DATASET SECTION

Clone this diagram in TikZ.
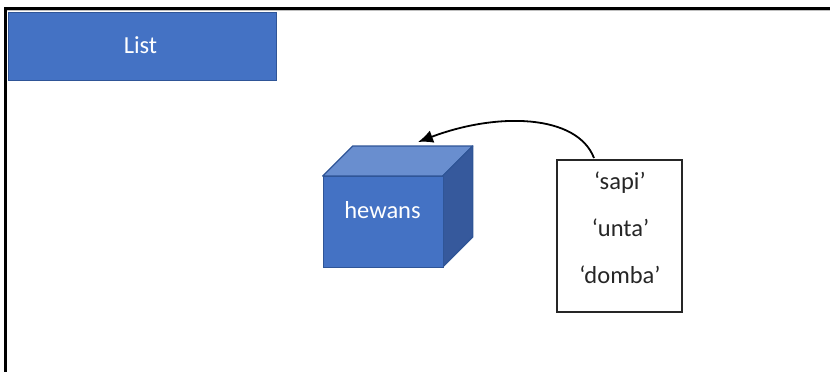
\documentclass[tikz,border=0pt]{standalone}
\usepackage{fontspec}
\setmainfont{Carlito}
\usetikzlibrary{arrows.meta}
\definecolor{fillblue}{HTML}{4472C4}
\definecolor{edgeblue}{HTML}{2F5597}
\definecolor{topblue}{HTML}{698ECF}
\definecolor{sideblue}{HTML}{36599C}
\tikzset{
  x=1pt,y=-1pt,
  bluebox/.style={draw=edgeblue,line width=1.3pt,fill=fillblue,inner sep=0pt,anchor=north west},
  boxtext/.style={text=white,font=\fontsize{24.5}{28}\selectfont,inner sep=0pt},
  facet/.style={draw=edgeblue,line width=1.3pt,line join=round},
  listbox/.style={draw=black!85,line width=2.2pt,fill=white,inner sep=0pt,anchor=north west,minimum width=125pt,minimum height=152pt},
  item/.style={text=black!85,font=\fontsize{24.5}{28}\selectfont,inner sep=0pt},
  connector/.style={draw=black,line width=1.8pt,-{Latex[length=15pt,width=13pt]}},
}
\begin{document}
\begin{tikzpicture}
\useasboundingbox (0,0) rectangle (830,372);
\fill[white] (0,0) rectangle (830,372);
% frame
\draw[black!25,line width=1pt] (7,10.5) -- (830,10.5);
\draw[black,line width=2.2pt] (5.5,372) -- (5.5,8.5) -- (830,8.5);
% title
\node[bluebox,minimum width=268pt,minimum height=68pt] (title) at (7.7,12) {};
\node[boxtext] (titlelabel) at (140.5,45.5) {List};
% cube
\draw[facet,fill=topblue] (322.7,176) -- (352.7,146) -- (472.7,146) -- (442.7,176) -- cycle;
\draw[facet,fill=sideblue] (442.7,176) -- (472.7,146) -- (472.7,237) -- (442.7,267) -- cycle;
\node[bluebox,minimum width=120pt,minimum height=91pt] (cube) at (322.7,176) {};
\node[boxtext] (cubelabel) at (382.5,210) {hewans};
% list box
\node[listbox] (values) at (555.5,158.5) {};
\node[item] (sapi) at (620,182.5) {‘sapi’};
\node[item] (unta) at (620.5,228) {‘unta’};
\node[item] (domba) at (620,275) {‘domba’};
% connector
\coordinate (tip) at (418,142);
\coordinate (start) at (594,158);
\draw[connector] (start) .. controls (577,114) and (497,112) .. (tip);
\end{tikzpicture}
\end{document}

REQUIREMENTS
Copy the material exactly. Do not include the pictures.

TASK OUTPUT
Clone this diagram in TikZ.
\documentclass[tikz,border=0pt]{standalone}
\usepackage{fontspec}
\setmainfont{Carlito}
\usetikzlibrary{arrows.meta}
\definecolor{fillblue}{HTML}{4472C4}
\definecolor{edgeblue}{HTML}{2F5597}
\definecolor{topblue}{HTML}{698ECF}
\definecolor{sideblue}{HTML}{36599C}
\tikzset{
  x=1pt,y=-1pt,
  bluebox/.style={draw=edgeblue,line width=1.3pt,fill=fillblue,inner sep=0pt,anchor=north west},
  boxtext/.style={text=white,font=\fontsize{24.5}{28}\selectfont,inner sep=0pt},
  facet/.style={draw=edgeblue,line width=1.3pt,line join=round},
  listbox/.style={draw=black!85,line width=2.2pt,fill=white,inner sep=0pt,anchor=north west,minimum width=125pt,minimum height=152pt},
  item/.style={text=black!85,font=\fontsize{24.5}{28}\selectfont,inner sep=0pt},
  connector/.style={draw=black,line width=1.8pt,-{Latex[length=15pt,width=13pt]}},
}
\begin{document}
\begin{tikzpicture}
\useasboundingbox (0,0) rectangle (830,372);
\fill[white] (0,0) rectangle (830,372);
% frame
\draw[black!25,line width=1pt] (7,10.5) -- (830,10.5);
\draw[black,line width=2.2pt] (5.5,372) -- (5.5,8.5) -- (830,8.5);
% title
\node[bluebox,minimum width=268pt,minimum height=68pt] (title) at (7.7,12) {};
\node[boxtext] (titlelabel) at (140.5,45.5) {List};
% cube
\draw[facet,fill=topblue] (322.7,176) -- (352.7,146) -- (472.7,146) -- (442.7,176) -- cycle;
\draw[facet,fill=sideblue] (442.7,176) -- (472.7,146) -- (472.7,237) -- (442.7,267) -- cycle;
\node[bluebox,minimum width=120pt,minimum height=91pt] (cube) at (322.7,176) {};
\node[boxtext] (cubelabel) at (382.5,210) {hewans};
% list box
\node[listbox] (values) at (555.5,158.5) {};
\node[item] (sapi) at (620,182.5) {‘sapi’};
\node[item] (unta) at (620.5,228) {‘unta’};
\node[item] (domba) at (620,275) {‘domba’};
% connector
\coordinate (tip) at (418,142);
\coordinate (start) at (594,158);
\draw[connector] (start) .. controls (577,114) and (497,112) .. (tip);
\end{tikzpicture}
\end{document}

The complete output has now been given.